Enter B0 ASIC. This part represents a much bigger step in evolution of the part and introduces several "must have" features from contemporary GPUs, or should we say – "must have" features from desktop and notebook CPUs from quite some time.
Knights Corner B0 comes in several flavors, with 57C, 60C and 61 cores being the most common configurations. Yes, the company unlocked an odd number of cores, compared to even number in Larrabee and Aubrey Isle. The change in number of processing cores changed L1 and L2 cache, and we now have 1.8-1.9MB of L1 and 28-30.5MB of L2 cache. Onboard memory now greatly varies between the parts, with available flavors being 3GB, 6GB and 8GB of GDDR5 memory.
Chips now have a set minimal clock speed of 600 MHz (57C/3GB and 57C/6GB) and 630+ MHz for the 60C/8GB and two 61C/8GB cards. Memory clock is now set at more realistic 5-5.5 billion transfers (1.25-1.37 GHz QDR), enabling memory bandwidth figures exceeding 300 GB/s. Top clock is now set at 1.1GHz for 57C/3GB and 57C/6GB parts, while the rest either works at 1.05 or 1.09GHz. The big news is the introduction of Turbo mode, but we weren't able to sniff out the exact clock achievable in Turbo mode for a low amount of active core.
TDP e.g. Thermal Design Power also underwent significant changes. Intel now offers two 245W boards (57C/3GB and 60C/6GB) and three 300W designs (57C/6GB and two 61C/8GB) and is available in two configurations – with or without passive heatsink. Active heatsink (the old Larrabee design) is only available with the 57C/6GB/300W version, while top range configurations (G5756-200 and G5757-200) come either without any thermal solution (probably for testing the liquid cooling and 3rd party designs, such as liquid cooling design from CoolIT Systems, which dates back to 2009), or with a passive heatsink. The passive designs are all meant for rackable servers, where large amount of air will funnel through the thick and heavy dual-slot heatsink. Personally, I had one of the cards in my hands and trust me they are not light by any standards.
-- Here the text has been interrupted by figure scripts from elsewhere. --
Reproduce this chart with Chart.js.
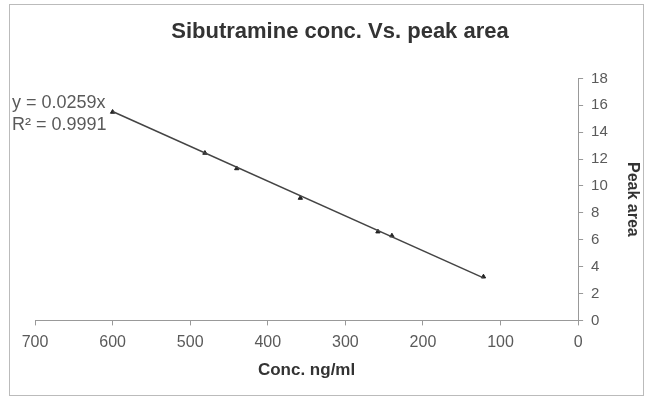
<!DOCTYPE html>
<html>
<head>
<meta charset="utf-8">
<script src="https://cdn.jsdelivr.net/npm/chart.js@4/dist/chart.umd.min.js"></script>
<style>
  html, body { margin: 0; padding: 0; background: #fff; }
  #wrap { width: 645px; height: 398px; }
</style>
</head>
<body>
<div id="wrap"><canvas id="c" width="645" height="398"></canvas></div>
<script>
// data
const concValues = [600, 481, 440, 358, 258, 240, 122];
const peakValues = [15.5, 12.45, 11.3, 9.1, 6.6, 6.3, 3.25];

// trendline end points (y = 0.0259x)
const trendX = [600, 122];
const trendY = [15.54, 3.16];

const equationLines = ['y = 0.0259x', 'R² = 0.9991'];

const FONT = '"Liberation Sans", Arial, sans-serif';

// frame + equation text
const extras = {
  id: 'extras',
  beforeDraw(chart) {
    const ctx = chart.ctx;
    ctx.save();
    ctx.fillStyle = '#fff';
    ctx.fillRect(0, 0, chart.width, chart.height);
    ctx.strokeStyle = '#bbb';
    ctx.lineWidth = 1;
    ctx.strokeRect(9.5, 4.5, 634, 391);
    ctx.restore();
  },
  afterDraw(chart) {
    const ctx = chart.ctx;
    ctx.save();
    ctx.font = '18px ' + FONT;
    ctx.fillStyle = '#5a5a5a';
    ctx.textBaseline = 'middle';
    ctx.fillText(equationLines[0], 12, 103);
    ctx.fillText(equationLines[1], 12, 125);
    ctx.restore();
  }
};

new Chart(document.getElementById('c'), {
  type: 'scatter',
  data: {
    datasets: [
      {
        label: 'Trend',
        data: trendX.map((x, i) => ({ x: x, y: trendY[i] })),
        showLine: true,
        borderColor: '#444',
        borderWidth: 1.5,
        pointRadius: 0
      },
      {
        label: 'Peak area',
        data: concValues.map((x, i) => ({ x: x, y: peakValues[i] })),
        pointStyle: 'triangle',
        pointRadius: 2.5,
        backgroundColor: '#222',
        borderColor: '#222',
        borderWidth: 1
      }
    ]
  },
  options: {
    responsive: false,
    animation: false,
    layout: { padding: { left: 35, right: 0, top: 0, bottom: 1 } },
    plugins: {
      legend: { display: false },
      tooltip: { enabled: false },
      title: {
        display: true,
        text: 'Sibutramine conc. Vs. peak area',
        color: '#333',
        font: { family: FONT, size: 22, weight: 'bold' },
        padding: { top: 19, bottom: 33 }
      }
    },
    scales: {
      x: {
        type: 'linear',
        reverse: true,
        min: 0,
        max: 700,
        ticks: {
          stepSize: 100,
          color: '#5a5a5a',
          font: { family: FONT, size: 16 },
          padding: 8,
          maxRotation: 0
        },
        grid: { display: true, drawOnChartArea: false, tickLength: 5, color: '#999' },
        border: { color: '#999' },
        title: {
          display: true,
          text: 'Conc. ng/ml',
          color: '#333',
          font: { family: FONT, size: 17, weight: 'bold' },
          padding: { top: 0, bottom: 16 }
        }
      },
      y: {
        position: 'right',
        min: 0,
        max: 18,
        ticks: {
          stepSize: 2,
          color: '#5a5a5a',
          font: { family: FONT, size: 15 },
          padding: 8
        },
        grid: { display: true, drawOnChartArea: false, tickLength: 5, color: '#999' },
        border: { color: '#999' },
        title: {
          display: true,
          text: 'Peak area',
          color: '#333',
          font: { family: FONT, size: 16, weight: 'bold' },
          padding: { top: 3, bottom: 7 }
        }
      }
    }
  },
  plugins: [extras]
});
</script>
</body>
</html>
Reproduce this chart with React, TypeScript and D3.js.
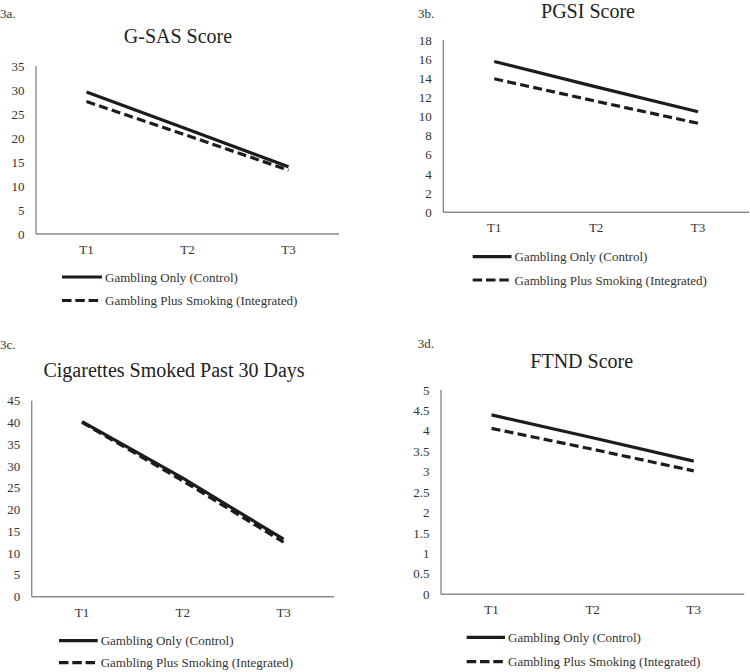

All B0 boards carry the revision ES2 and feature a lot of changes from A0 silicon. Allegedly, wonder BIOS managed to fix a lot of things, and our sources are confident they can take the battle versus the more power efficient parts from Nvidia and AMD. Intel's internal desire is to reach 1TFLOPS DP and 2TFLOPS SP. According to the numbers above, we don't believe it is an impossible task. After all, if you invest billions, sooner or later you'll hit the jack pot. Or at least hope for it.
We will continue our coverage of Knights Corner, as well as the second generation architecture codenamed Knights Landing (or is it fifth… if we count all Larrabee generations).